-- Raw data --
+--
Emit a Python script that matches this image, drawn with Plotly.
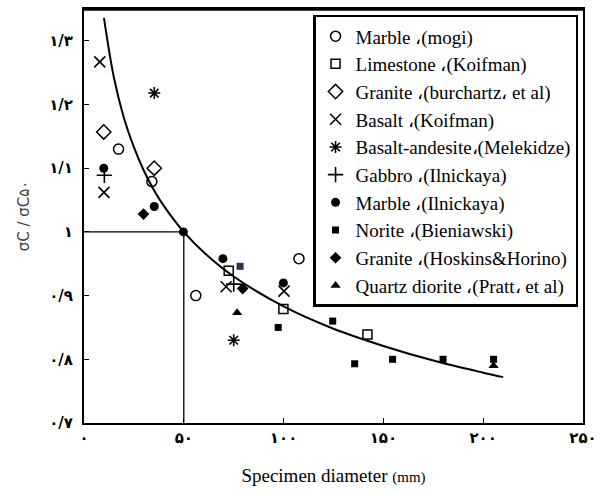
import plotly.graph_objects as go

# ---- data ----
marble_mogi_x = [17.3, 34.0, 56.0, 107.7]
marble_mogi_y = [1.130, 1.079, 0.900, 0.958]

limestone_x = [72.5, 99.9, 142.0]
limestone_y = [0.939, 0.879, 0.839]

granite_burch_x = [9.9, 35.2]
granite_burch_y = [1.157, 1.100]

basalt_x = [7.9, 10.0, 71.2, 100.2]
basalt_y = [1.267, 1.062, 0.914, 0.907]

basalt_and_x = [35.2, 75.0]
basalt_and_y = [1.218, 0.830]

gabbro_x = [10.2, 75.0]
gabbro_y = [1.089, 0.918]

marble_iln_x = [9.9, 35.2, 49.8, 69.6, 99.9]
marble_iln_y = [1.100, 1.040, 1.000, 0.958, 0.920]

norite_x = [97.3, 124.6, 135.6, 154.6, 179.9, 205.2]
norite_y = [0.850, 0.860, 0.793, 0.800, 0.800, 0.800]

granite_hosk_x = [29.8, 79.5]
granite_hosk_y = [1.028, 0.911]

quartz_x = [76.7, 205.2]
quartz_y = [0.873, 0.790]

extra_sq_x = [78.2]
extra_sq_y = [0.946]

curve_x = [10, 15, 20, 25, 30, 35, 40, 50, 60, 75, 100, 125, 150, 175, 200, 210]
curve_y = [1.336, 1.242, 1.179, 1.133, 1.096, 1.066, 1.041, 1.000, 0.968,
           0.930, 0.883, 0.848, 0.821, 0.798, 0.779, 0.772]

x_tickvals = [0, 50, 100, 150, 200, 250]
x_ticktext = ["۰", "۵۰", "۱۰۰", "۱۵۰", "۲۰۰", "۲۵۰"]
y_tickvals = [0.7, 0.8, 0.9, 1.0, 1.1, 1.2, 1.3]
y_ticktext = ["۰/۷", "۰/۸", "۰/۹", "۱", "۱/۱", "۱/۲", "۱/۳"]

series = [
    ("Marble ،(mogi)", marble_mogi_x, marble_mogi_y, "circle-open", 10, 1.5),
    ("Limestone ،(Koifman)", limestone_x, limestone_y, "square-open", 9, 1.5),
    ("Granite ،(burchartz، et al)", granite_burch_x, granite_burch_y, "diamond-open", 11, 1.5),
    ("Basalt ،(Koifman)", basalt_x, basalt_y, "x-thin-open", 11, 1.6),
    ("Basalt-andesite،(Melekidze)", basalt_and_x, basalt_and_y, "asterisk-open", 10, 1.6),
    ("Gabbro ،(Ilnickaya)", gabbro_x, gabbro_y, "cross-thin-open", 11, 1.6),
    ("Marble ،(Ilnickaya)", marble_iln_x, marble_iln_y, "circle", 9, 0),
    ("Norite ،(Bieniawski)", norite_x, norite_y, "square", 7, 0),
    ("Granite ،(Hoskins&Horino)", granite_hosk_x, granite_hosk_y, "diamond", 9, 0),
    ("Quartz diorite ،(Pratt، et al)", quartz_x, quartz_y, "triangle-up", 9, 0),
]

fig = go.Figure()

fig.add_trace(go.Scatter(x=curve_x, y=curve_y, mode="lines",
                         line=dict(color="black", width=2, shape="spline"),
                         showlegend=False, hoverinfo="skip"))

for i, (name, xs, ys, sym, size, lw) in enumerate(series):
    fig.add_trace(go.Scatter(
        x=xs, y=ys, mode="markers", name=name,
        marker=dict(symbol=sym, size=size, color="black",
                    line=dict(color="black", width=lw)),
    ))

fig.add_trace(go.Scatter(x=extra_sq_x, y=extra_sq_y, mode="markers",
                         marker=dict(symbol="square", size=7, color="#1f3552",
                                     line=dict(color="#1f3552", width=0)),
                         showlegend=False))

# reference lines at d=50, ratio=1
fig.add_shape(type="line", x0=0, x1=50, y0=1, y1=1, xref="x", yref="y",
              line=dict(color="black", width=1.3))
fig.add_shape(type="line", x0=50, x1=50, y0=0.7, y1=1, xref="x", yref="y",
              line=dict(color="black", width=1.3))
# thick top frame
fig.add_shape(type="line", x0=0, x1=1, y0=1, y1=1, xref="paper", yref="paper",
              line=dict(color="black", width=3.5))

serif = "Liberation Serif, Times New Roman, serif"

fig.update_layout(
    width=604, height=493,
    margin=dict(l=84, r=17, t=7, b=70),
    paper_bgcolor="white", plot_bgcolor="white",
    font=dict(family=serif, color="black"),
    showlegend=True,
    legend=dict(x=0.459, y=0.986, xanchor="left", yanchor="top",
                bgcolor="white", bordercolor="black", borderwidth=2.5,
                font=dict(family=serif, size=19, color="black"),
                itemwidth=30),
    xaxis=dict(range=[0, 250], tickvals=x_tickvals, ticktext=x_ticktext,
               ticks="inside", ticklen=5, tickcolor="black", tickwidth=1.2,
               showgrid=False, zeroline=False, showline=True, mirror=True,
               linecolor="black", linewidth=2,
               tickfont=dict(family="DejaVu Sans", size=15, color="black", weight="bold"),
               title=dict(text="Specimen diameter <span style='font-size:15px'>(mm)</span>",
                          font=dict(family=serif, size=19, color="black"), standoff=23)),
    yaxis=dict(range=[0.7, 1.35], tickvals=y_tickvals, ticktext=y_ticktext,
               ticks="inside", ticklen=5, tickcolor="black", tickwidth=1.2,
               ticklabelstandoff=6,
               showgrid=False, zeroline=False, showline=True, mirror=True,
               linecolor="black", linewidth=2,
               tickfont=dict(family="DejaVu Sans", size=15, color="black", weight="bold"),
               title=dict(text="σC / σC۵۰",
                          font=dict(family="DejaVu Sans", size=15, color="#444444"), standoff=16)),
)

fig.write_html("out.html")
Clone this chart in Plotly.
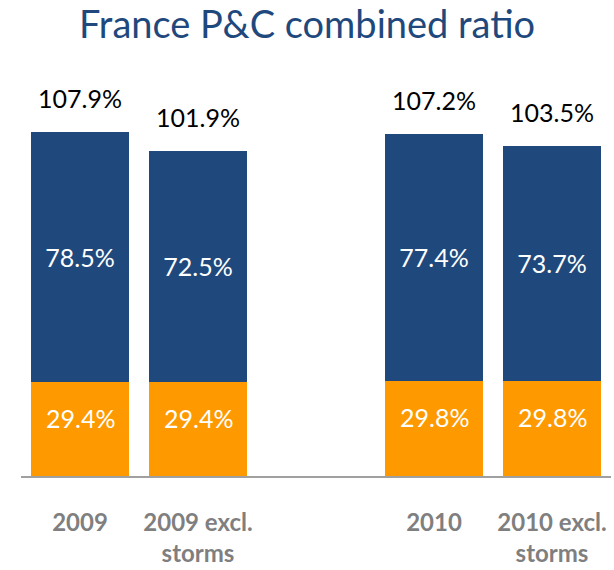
+--
-- Aim --
Pictures stay out of the copy; please restate every record above exactly.

-- Answer to this exercise --
Emit a Python script that matches this image, drawn with Plotly.
import plotly.graph_objects as go

# ---- data ----
marble_mogi_x = [17.3, 34.0, 56.0, 107.7]
marble_mogi_y = [1.130, 1.079, 0.900, 0.958]

limestone_x = [72.5, 99.9, 142.0]
limestone_y = [0.939, 0.879, 0.839]

granite_burch_x = [9.9, 35.2]
granite_burch_y = [1.157, 1.100]

basalt_x = [7.9, 10.0, 71.2, 100.2]
basalt_y = [1.267, 1.062, 0.914, 0.907]

basalt_and_x = [35.2, 75.0]
basalt_and_y = [1.218, 0.830]

gabbro_x = [10.2, 75.0]
gabbro_y = [1.089, 0.918]

marble_iln_x = [9.9, 35.2, 49.8, 69.6, 99.9]
marble_iln_y = [1.100, 1.040, 1.000, 0.958, 0.920]

norite_x = [97.3, 124.6, 135.6, 154.6, 179.9, 205.2]
norite_y = [0.850, 0.860, 0.793, 0.800, 0.800, 0.800]

granite_hosk_x = [29.8, 79.5]
granite_hosk_y = [1.028, 0.911]

quartz_x = [76.7, 205.2]
quartz_y = [0.873, 0.790]

extra_sq_x = [78.2]
extra_sq_y = [0.946]

curve_x = [10, 15, 20, 25, 30, 35, 40, 50, 60, 75, 100, 125, 150, 175, 200, 210]
curve_y = [1.336, 1.242, 1.179, 1.133, 1.096, 1.066, 1.041, 1.000, 0.968,
           0.930, 0.883, 0.848, 0.821, 0.798, 0.779, 0.772]

x_tickvals = [0, 50, 100, 150, 200, 250]
x_ticktext = ["۰", "۵۰", "۱۰۰", "۱۵۰", "۲۰۰", "۲۵۰"]
y_tickvals = [0.7, 0.8, 0.9, 1.0, 1.1, 1.2, 1.3]
y_ticktext = ["۰/۷", "۰/۸", "۰/۹", "۱", "۱/۱", "۱/۲", "۱/۳"]

series = [
    ("Marble ،(mogi)", marble_mogi_x, marble_mogi_y, "circle-open", 10, 1.5),
    ("Limestone ،(Koifman)", limestone_x, limestone_y, "square-open", 9, 1.5),
    ("Granite ،(burchartz، et al)", granite_burch_x, granite_burch_y, "diamond-open", 11, 1.5),
    ("Basalt ،(Koifman)", basalt_x, basalt_y, "x-thin-open", 11, 1.6),
    ("Basalt-andesite،(Melekidze)", basalt_and_x, basalt_and_y, "asterisk-open", 10, 1.6),
    ("Gabbro ،(Ilnickaya)", gabbro_x, gabbro_y, "cross-thin-open", 11, 1.6),
    ("Marble ،(Ilnickaya)", marble_iln_x, marble_iln_y, "circle", 9, 0),
    ("Norite ،(Bieniawski)", norite_x, norite_y, "square", 7, 0),
    ("Granite ،(Hoskins&Horino)", granite_hosk_x, granite_hosk_y, "diamond", 9, 0),
    ("Quartz diorite ،(Pratt، et al)", quartz_x, quartz_y, "triangle-up", 9, 0),
]

fig = go.Figure()

fig.add_trace(go.Scatter(x=curve_x, y=curve_y, mode="lines",
                         line=dict(color="black", width=2, shape="spline"),
                         showlegend=False, hoverinfo="skip"))

for i, (name, xs, ys, sym, size, lw) in enumerate(series):
    fig.add_trace(go.Scatter(
        x=xs, y=ys, mode="markers", name=name,
        marker=dict(symbol=sym, size=size, color="black",
                    line=dict(color="black", width=lw)),
    ))

fig.add_trace(go.Scatter(x=extra_sq_x, y=extra_sq_y, mode="markers",
                         marker=dict(symbol="square", size=7, color="#1f3552",
                                     line=dict(color="#1f3552", width=0)),
                         showlegend=False))

# reference lines at d=50, ratio=1
fig.add_shape(type="line", x0=0, x1=50, y0=1, y1=1, xref="x", yref="y",
              line=dict(color="black", width=1.3))
fig.add_shape(type="line", x0=50, x1=50, y0=0.7, y1=1, xref="x", yref="y",
              line=dict(color="black", width=1.3))
# thick top frame
fig.add_shape(type="line", x0=0, x1=1, y0=1, y1=1, xref="paper", yref="paper",
              line=dict(color="black", width=3.5))

serif = "Liberation Serif, Times New Roman, serif"

fig.update_layout(
    width=604, height=493,
    margin=dict(l=84, r=17, t=7, b=70),
    paper_bgcolor="white", plot_bgcolor="white",
    font=dict(family=serif, color="black"),
    showlegend=True,
    legend=dict(x=0.459, y=0.986, xanchor="left", yanchor="top",
                bgcolor="white", bordercolor="black", borderwidth=2.5,
                font=dict(family=serif, size=19, color="black"),
                itemwidth=30),
    xaxis=dict(range=[0, 250], tickvals=x_tickvals, ticktext=x_ticktext,
               ticks="inside", ticklen=5, tickcolor="black", tickwidth=1.2,
               showgrid=False, zeroline=False, showline=True, mirror=True,
               linecolor="black", linewidth=2,
               tickfont=dict(family="DejaVu Sans", size=15, color="black", weight="bold"),
               title=dict(text="Specimen diameter <span style='font-size:15px'>(mm)</span>",
                          font=dict(family=serif, size=19, color="black"), standoff=23)),
    yaxis=dict(range=[0.7, 1.35], tickvals=y_tickvals, ticktext=y_ticktext,
               ticks="inside", ticklen=5, tickcolor="black", tickwidth=1.2,
               ticklabelstandoff=6,
               showgrid=False, zeroline=False, showline=True, mirror=True,
               linecolor="black", linewidth=2,
               tickfont=dict(family="DejaVu Sans", size=15, color="black", weight="bold"),
               title=dict(text="σC / σC۵۰",
                          font=dict(family="DejaVu Sans", size=15, color="#444444"), standoff=16)),
)

fig.write_html("out.html")
Clone this chart in Plotly.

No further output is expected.